I might have been the only person there with a camera that was not a part of their phone. I wrote about the scene out of an obsession not because I thought I’d have a career.  I was very much like the kid in Almost Famous that wanted to be cool except I was an adult in his late 30s when I started.  When people, including my own friends, noticed the change in me and the attention I was getting, the idea of a career started to creep into my mind.
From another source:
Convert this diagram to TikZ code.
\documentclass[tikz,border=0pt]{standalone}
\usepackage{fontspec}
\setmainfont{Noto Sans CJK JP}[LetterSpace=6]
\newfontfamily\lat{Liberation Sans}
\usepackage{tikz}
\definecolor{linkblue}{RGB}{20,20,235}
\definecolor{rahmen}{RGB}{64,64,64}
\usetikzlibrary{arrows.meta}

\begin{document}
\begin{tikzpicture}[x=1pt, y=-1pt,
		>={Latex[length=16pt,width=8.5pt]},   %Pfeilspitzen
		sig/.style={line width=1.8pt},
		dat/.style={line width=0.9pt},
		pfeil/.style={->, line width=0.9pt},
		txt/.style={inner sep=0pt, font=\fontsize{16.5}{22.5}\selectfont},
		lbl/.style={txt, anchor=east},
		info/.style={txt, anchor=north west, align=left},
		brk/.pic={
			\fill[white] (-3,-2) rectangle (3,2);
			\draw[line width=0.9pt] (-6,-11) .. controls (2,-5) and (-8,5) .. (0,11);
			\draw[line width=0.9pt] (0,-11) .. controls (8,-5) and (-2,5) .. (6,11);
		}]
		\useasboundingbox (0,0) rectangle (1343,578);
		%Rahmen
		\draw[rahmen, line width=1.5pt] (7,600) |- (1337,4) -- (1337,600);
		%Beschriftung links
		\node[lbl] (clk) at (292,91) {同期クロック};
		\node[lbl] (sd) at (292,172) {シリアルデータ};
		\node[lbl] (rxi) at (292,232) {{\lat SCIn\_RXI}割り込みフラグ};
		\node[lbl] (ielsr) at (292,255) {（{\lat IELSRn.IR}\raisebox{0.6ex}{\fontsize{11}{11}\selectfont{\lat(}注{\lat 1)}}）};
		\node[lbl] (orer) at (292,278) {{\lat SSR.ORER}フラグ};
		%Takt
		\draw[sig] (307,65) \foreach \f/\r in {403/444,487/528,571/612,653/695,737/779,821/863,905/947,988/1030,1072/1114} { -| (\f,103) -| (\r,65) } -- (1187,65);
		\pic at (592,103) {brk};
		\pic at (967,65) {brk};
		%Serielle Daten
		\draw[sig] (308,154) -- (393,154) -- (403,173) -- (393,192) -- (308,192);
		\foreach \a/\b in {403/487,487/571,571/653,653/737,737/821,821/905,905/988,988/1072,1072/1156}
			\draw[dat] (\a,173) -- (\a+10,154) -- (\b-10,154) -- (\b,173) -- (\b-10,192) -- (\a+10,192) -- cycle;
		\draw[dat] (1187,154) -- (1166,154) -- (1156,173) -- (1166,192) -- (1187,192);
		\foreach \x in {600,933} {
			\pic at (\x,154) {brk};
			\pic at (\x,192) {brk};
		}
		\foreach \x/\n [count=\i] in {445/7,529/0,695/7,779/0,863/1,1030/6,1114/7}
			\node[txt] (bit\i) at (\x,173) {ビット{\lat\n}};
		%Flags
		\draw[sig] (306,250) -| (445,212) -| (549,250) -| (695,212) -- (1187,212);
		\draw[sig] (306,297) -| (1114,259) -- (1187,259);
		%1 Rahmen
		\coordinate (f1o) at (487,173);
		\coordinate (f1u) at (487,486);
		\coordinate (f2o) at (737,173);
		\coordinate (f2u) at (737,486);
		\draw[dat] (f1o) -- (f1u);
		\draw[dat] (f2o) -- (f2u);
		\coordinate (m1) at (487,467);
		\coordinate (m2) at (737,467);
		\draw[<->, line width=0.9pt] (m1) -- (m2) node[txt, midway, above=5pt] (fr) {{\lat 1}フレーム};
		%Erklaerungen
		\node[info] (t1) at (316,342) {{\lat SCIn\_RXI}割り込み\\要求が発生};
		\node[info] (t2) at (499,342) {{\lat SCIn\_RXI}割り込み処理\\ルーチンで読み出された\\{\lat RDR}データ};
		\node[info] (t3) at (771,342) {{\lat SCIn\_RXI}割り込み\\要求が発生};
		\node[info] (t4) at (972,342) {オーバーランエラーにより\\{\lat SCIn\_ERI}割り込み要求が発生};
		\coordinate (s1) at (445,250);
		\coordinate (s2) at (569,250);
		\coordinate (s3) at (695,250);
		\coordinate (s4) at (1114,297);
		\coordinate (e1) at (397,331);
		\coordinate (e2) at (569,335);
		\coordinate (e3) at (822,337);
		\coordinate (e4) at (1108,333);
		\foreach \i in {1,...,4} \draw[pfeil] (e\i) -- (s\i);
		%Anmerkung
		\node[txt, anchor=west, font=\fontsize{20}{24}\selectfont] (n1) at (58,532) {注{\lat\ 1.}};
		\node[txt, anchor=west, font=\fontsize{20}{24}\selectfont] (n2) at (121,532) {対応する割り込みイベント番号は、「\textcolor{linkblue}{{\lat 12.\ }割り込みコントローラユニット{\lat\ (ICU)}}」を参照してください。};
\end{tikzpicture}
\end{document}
But there is a downside to that as well because you are always seeking that high.  I am a maniac and loved the validation and identity I got from contributing to the community. To be a professional, though, that’s just a lot of not-very-fun work. The ideas are the fun part, so is the challenge, but there can be a point where you’d rather just get on a bus somewhere and stare out window for hours on end.

But this is fun! Answering these questions in a coffeeshop while listening to Miles Davis is great.  

Photo by Dave Crimaldi

So… Marketing?

Branding is key. Figure out a branding strategy early on and do that. You need a narrative. You need a story. Rock Philosopher is this: Middle aged guy comes of age late in life, rock n roll saves his life. That struggle is universal. The official logo designed by Toast the brewer says, “On tour for life,” and that mantra really can mean anything. Whatever it is you love, do that, even if it’s only on weekends or at night. You think you are crazy but you belong to us. That’s the brand in a nutshell and it implies a great degree of frustration, suffering, depression, loss, sacrifice to reach your potential as a human. People wear Rock Philosopher T-shirts all over the country and world. They do it not for me but for themselves and what the design inspires.  
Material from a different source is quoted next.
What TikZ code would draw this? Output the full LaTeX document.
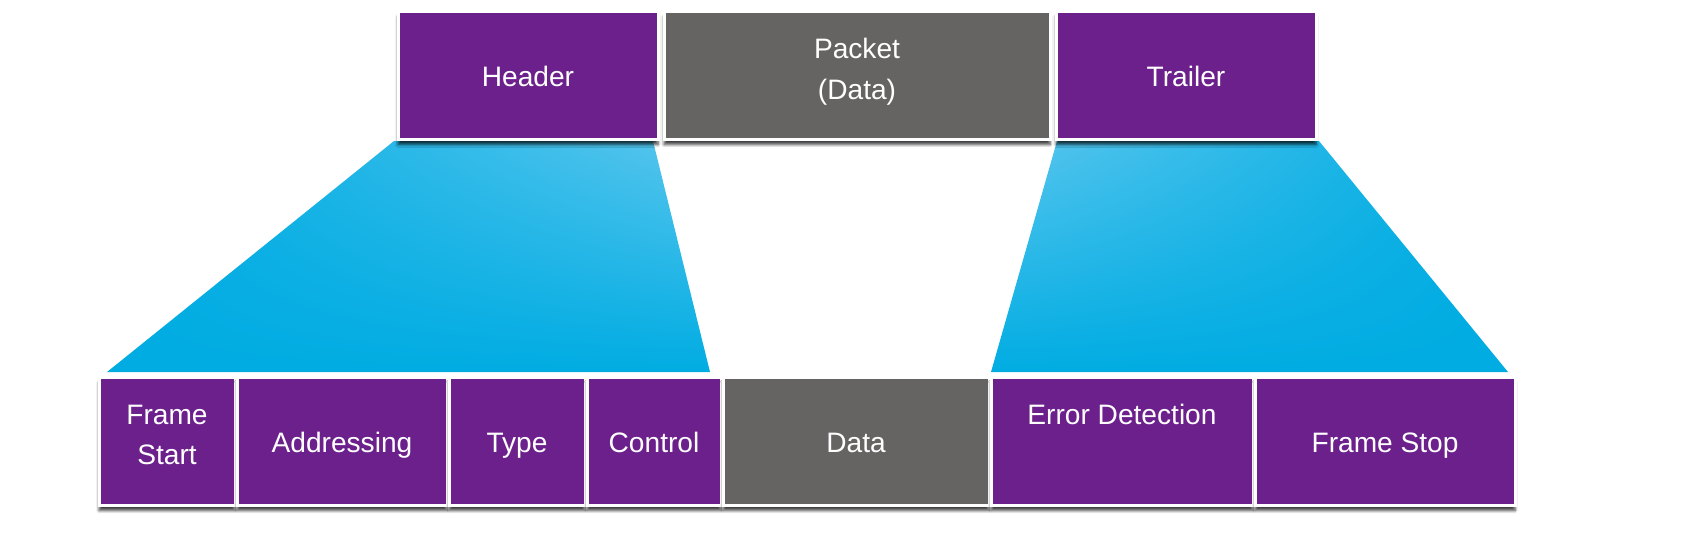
\documentclass[tikz,border=0pt]{standalone}
\usepackage{fontspec}
\setmainfont{Liberation Sans}
\usetikzlibrary{shadows.blur,backgrounds,shadings}
\definecolor{framepurple}{RGB}{108,32,140}
\definecolor{framegray}{RGB}{102,99,99}
\definecolor{funnelblue}{RGB}{0,172,226}
\definecolor{funnellight}{RGB}{90,198,238}
\tikzset{
  field/.style={draw=white, line width=0.03cm, inner sep=0pt, outer sep=0pt,
    anchor=north west, minimum height=1.28cm, text=white, align=center,
    font=\fontsize{8}{11.5}\selectfont,
    execute at begin node=\rule{0pt}{10pt}, execute at end node=\strut,
    blur shadow={shadow xshift=0pt, shadow yshift=-1.6pt, shadow blur radius=0.8pt,
      shadow blur steps=6, shadow opacity=75}},
  hdrfield/.style={field, fill=framepurple},
  datafield/.style={field, fill=framegray},
  twolines/.style={execute at begin node=\rule{0pt}{14pt}}
}

\begin{document}
\begin{tikzpicture}
  \useasboundingbox (0,0) rectangle (16.98,-5.5);
  % upper layer view of the frame
  \node[hdrfield, minimum width=2.60cm] (hdr) at (3.98,-0.11) {Header};
  \node[datafield, twolines, minimum width=3.86cm] (pkt) at (6.64,-0.11) {Packet\\(Data)};
  \node[hdrfield, minimum width=2.60cm] (trl) at (10.56,-0.11) {Trailer};
  % the frame field by field
  \node[hdrfield, twolines, minimum width=1.36cm] (start) at (0.99,-3.77) {Frame\\Start};
  \node[hdrfield, minimum width=2.10cm] (addr) at (2.37,-3.77) {Addressing};
  \node[hdrfield, minimum width=1.36cm] (type) at (4.49,-3.77) {Type};
  \node[hdrfield, minimum width=1.34cm] (ctrl) at (5.87,-3.77) {Control};
  \node[datafield, minimum width=2.66cm] (data) at (7.23,-3.77) {Data};
  \node[hdrfield, twolines, minimum width=2.62cm] (err) at (9.91,-3.77) {Error Detection\\\phantom{X}};
  \node[hdrfield, minimum width=2.60cm] (stop) at (12.55,-3.77) {Frame Stop};
  % blue funnels behind the boxes
  \begin{scope}[on background layer]
    \shade[upper left=funnelblue, upper right=funnellight, lower left=funnelblue, lower right=funnelblue]
      ([xshift=-0.04cm,yshift=-0.02cm]hdr.south west) -- ([xshift=-0.05cm,yshift=-0.02cm]hdr.south east)
      -- ([xshift=-0.11cm,yshift=0.05cm]ctrl.north east) -- ([xshift=0.08cm,yshift=0.05cm]start.north west) -- cycle;
    \shade[upper left=funnellight, upper right=funnelblue, lower left=funnelblue, lower right=funnelblue]
      ([xshift=0.01cm,yshift=-0.02cm]trl.south west) -- ([xshift=0.03cm,yshift=-0.02cm]trl.south east)
      -- ([xshift=-0.07cm,yshift=0.05cm]stop.north east) -- ([yshift=0.05cm]err.north west) -- cycle;
  \end{scope}
\end{tikzpicture}
\end{document}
See yourself as an entertainer not as an artist. Of course you wrote a song or painted a picture, but so has everyone else. Zero in on your audience. What is your unique story? It doesn’t have to be outwardly heroic. You don’t have to be Luke Skywalker. But bring the audience on a journey with you. One of my favorite albums is Sea Change by Beck. He bares his soul on that, it is still musical, still entertaining and on some level works as catharsis for everyone.  

A band should have a website, music videos, links to media reviews, live video captures and merchandise. Also a mailing list. Social media. It’s a lot of stuff but when I talk to other writers this is what we talk about. Writers are lazy. They don’t want to have to dig through a band’s socials too much to find the goods: great quotes from others writers, great photos, video links. Just make it easy for a writer trying to make a few bucks as a hobby music writer outside his day job doing whatever.     
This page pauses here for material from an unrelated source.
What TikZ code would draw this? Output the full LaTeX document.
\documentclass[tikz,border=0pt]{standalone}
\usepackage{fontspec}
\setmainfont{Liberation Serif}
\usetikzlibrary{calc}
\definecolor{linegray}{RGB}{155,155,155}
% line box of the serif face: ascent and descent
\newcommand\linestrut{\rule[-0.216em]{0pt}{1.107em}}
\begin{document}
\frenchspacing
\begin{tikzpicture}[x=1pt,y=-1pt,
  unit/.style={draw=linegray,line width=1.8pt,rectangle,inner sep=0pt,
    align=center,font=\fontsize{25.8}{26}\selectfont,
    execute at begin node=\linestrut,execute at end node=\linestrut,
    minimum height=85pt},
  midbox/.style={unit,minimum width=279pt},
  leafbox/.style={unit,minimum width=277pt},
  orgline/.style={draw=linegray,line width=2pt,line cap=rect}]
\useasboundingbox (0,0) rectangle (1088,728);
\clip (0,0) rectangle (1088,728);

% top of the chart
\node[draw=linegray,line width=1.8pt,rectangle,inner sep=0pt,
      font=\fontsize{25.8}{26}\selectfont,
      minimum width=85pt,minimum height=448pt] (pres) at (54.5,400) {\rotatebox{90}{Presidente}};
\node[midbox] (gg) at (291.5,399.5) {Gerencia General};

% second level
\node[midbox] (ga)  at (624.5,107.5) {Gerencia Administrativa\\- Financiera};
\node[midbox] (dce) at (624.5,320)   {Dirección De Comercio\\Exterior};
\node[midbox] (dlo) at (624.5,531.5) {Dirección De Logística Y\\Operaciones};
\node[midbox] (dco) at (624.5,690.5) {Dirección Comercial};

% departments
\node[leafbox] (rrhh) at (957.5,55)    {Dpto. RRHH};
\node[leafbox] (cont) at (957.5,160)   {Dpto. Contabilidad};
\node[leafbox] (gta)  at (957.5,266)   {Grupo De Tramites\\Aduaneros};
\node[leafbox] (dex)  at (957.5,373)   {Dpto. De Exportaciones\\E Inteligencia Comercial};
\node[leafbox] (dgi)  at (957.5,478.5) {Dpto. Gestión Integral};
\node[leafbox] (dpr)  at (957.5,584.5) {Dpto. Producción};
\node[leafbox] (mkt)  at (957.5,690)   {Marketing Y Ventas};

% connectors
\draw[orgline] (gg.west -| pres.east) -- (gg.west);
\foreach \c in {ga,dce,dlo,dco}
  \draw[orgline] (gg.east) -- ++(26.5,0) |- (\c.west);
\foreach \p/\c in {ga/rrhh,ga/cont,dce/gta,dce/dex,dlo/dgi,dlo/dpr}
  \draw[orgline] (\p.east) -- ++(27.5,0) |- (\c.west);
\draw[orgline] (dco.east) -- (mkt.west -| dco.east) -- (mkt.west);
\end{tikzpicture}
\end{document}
I think every band should have within it: a business manager, a content creator, a great songwriter and producer, a good driver. 

Sorry for rambling.  

No problem! It’s all good. Tell me a little bit about Things to Do in Denton When You’re Undead.

It’s a chronicle of the living and undead in the sleepy college town of Denton Texas with a series of interweaving stories. It’s been kicking around for years. The Rock Philosopher Undead Ale has been written into the story as a prominent beer in the fictionalized Denton.   

Are there any other projects you’re working on at the moment? 

Yes, I design stuff and do podcasts. Putting Rock Philosopher ambassadors in every country is a full-time project.  

Thanks, Dave! It was good catching up with you! 

Do you mind if I share a few marketing tips with your readers?


  • Have a clear definition of success. 
  • When you go out to shows, talk to people and let them talk. Be their fan and they might become your fan. You can win them over before you even set foot on stage. 
  • It is easy to only want to talk to people who like your music. Take a music lesson where you have to pay for someone to critique your music. There are plenty of music professionals who do this. Having people regularly blowing smoke up your ass will not help you. 
  • I was talking to a drummer in Austin a few years ago. He had a cool resume of bands he’s played with but also worked as an electrician. He told me knowing how to use spreadsheets was important to being on the road. 
  • One of the most powerful things a songwriter or musician can do is become a media person with a blog. If you can write music reviews, write songs, play drums, do photography and video there are a lot of bands that probably need you. 
  • Be consistent with branding. Get great photos and promo done at the beginning of a campaign and stick with the same images because that’s what general public will get to know you for. 
  • Learn how to talk to media, journalists, photographers, bloggers etc. They are human and just want to be loved. 
  • Your album release isn’t news. Nor is your event. While it is necessary to promote things on social media saying stuff like, “We’re playing at Blank Bar on Friday – come hang is the laziest kind of promoting around. That said, the Rock Philosopher Undead Ale is available at the following bars. Come hang!
  • Have merch you can give out for free like a button or sticker. 
  • Stop trying to raise money for expensive studio albums. Release singles. Record live. Cut costs. 
  • Genre bend! A black metal folk band will be more interesting to me than a folk band or a black metal band. Blend them together or make folk, BM and EDM all in one song and you got me. 
  • Be able to describe your music in one sentence and with comparisons to other bands. It’s like Fleetwood Mac meets the B-52s and The Strokes with a menacing layer of thrash ala Slayer underneath.
  • While it is good to have a Wikipedia page, don’t write your own bio and print it. You can help the writer with the details but DO NOT WRITE YOUR OWN WIKI bio. If you want to wank yourself on stage that is one thing but don’t do it on Wiki.
  • That song you wrote when you were feeling very emotional is not necessarily your best song. This can be especially true for lyrics. 
  • Wear badass T-shirts like anything that says Rock Philosopher on it.